* BEGIN *
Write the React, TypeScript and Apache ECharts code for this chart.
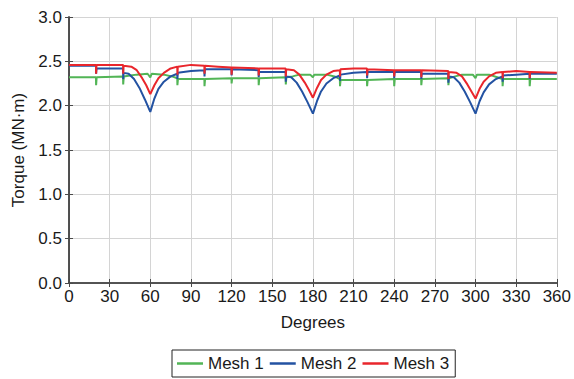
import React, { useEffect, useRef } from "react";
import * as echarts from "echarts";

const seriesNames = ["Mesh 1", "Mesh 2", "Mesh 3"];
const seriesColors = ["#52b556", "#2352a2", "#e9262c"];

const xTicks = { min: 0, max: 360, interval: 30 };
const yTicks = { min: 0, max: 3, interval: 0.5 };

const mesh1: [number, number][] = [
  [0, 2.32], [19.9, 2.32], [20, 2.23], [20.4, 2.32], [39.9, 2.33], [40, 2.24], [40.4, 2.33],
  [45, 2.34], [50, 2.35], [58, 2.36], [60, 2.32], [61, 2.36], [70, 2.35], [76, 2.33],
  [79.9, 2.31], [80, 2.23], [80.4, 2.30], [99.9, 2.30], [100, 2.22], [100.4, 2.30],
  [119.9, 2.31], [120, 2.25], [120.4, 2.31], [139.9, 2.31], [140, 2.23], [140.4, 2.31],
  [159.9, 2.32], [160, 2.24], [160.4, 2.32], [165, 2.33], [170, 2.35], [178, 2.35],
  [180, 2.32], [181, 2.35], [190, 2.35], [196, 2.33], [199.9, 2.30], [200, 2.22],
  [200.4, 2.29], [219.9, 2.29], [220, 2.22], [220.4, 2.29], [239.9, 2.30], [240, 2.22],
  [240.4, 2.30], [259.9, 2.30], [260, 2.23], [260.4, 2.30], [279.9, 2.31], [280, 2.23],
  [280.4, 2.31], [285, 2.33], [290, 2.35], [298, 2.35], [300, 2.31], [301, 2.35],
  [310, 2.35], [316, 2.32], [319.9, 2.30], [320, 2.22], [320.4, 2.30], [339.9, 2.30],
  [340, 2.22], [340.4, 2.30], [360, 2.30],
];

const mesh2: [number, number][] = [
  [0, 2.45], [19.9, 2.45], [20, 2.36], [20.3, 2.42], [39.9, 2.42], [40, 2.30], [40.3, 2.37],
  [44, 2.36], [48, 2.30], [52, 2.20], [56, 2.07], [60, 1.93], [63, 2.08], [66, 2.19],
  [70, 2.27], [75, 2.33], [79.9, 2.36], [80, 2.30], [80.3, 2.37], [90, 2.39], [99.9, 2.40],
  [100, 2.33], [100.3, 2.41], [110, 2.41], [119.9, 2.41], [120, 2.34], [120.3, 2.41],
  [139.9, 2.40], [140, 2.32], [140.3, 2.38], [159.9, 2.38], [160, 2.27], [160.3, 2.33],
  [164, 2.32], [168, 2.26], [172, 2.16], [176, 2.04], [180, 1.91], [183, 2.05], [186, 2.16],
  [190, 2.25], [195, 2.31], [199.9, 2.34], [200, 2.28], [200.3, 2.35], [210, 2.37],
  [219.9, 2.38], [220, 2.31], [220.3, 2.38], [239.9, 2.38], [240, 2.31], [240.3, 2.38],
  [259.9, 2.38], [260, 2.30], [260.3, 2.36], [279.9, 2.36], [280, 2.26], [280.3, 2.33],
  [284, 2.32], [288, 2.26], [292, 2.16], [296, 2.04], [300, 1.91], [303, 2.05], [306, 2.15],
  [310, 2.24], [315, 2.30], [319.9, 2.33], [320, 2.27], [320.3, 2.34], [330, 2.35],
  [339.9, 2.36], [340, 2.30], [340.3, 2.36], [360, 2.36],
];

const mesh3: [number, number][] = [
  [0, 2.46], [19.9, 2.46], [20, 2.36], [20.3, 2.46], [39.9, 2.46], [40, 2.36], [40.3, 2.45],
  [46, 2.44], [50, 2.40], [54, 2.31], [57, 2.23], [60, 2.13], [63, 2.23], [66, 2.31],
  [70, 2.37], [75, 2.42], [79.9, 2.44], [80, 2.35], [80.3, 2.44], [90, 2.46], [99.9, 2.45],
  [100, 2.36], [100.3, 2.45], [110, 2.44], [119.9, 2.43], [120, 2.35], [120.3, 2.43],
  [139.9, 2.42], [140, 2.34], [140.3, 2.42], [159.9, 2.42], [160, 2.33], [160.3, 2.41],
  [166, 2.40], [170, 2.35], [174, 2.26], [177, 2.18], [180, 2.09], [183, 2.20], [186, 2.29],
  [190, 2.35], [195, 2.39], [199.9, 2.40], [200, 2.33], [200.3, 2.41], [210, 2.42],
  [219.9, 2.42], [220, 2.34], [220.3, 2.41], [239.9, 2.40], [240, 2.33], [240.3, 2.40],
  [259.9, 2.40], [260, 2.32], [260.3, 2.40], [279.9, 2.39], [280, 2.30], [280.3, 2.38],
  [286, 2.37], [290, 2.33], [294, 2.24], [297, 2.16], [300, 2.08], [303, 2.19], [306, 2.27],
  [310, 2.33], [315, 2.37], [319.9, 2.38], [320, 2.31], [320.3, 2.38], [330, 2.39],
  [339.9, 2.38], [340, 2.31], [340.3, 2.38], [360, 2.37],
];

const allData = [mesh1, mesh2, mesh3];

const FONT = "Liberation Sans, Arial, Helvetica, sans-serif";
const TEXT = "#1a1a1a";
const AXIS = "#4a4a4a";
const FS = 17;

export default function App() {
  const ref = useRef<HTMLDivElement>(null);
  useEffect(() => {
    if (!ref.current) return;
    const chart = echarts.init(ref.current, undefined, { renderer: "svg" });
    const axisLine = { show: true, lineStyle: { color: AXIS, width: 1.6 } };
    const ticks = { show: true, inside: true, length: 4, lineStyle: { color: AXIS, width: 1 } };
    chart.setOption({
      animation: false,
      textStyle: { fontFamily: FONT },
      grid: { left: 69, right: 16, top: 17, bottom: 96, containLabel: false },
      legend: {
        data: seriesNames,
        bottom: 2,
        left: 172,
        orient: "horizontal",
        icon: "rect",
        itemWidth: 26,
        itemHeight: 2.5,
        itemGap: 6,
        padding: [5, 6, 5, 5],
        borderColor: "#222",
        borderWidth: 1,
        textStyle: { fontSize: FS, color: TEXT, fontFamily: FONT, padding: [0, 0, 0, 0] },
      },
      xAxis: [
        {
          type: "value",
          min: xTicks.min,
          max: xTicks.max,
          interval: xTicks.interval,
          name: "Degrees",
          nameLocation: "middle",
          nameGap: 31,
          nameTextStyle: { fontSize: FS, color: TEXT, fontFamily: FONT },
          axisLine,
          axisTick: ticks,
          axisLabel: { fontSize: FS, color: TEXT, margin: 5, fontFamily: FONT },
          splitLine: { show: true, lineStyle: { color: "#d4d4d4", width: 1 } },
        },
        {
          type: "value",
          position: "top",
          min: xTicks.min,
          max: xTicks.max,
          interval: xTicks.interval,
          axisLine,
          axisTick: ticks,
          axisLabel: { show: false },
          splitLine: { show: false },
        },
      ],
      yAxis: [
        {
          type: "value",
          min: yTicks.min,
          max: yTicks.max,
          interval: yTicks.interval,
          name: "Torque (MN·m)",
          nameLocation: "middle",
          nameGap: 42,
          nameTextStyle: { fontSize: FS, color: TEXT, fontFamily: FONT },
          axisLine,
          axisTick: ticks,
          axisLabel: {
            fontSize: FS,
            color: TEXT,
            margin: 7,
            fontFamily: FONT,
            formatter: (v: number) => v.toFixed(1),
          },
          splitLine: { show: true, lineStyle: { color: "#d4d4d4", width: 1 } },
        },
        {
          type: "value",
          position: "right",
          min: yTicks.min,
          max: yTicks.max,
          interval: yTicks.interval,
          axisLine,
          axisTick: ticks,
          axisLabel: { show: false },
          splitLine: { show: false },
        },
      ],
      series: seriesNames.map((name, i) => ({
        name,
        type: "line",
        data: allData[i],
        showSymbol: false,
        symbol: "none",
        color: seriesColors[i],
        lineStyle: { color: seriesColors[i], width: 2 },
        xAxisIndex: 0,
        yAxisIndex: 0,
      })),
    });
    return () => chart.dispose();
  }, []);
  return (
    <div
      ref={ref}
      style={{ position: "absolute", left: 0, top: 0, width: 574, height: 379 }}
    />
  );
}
* END *
* BEGIN *
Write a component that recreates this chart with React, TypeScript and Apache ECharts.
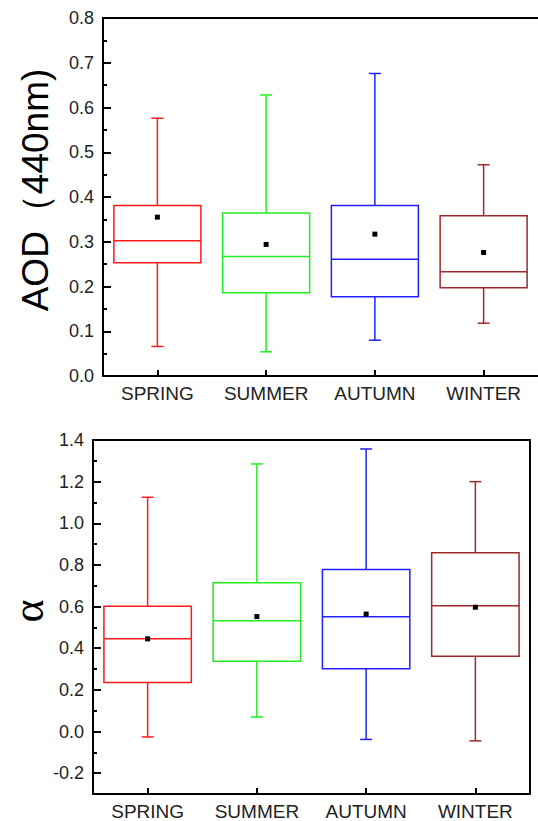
* END *
* Goal *
Exactly as they appear, write out the lines from the one containing "Write the React, TypeScript" down to the one containing "3, interval: 0.5", both included. Pictures are left out.

* Response *
Write the React, TypeScript and Apache ECharts code for this chart.
import React, { useEffect, useRef } from "react";
import * as echarts from "echarts";

const seriesNames = ["Mesh 1", "Mesh 2", "Mesh 3"];
const seriesColors = ["#52b556", "#2352a2", "#e9262c"];

const xTicks = { min: 0, max: 360, interval: 30 };
const yTicks = { min: 0, max: 3, interval: 0.5 };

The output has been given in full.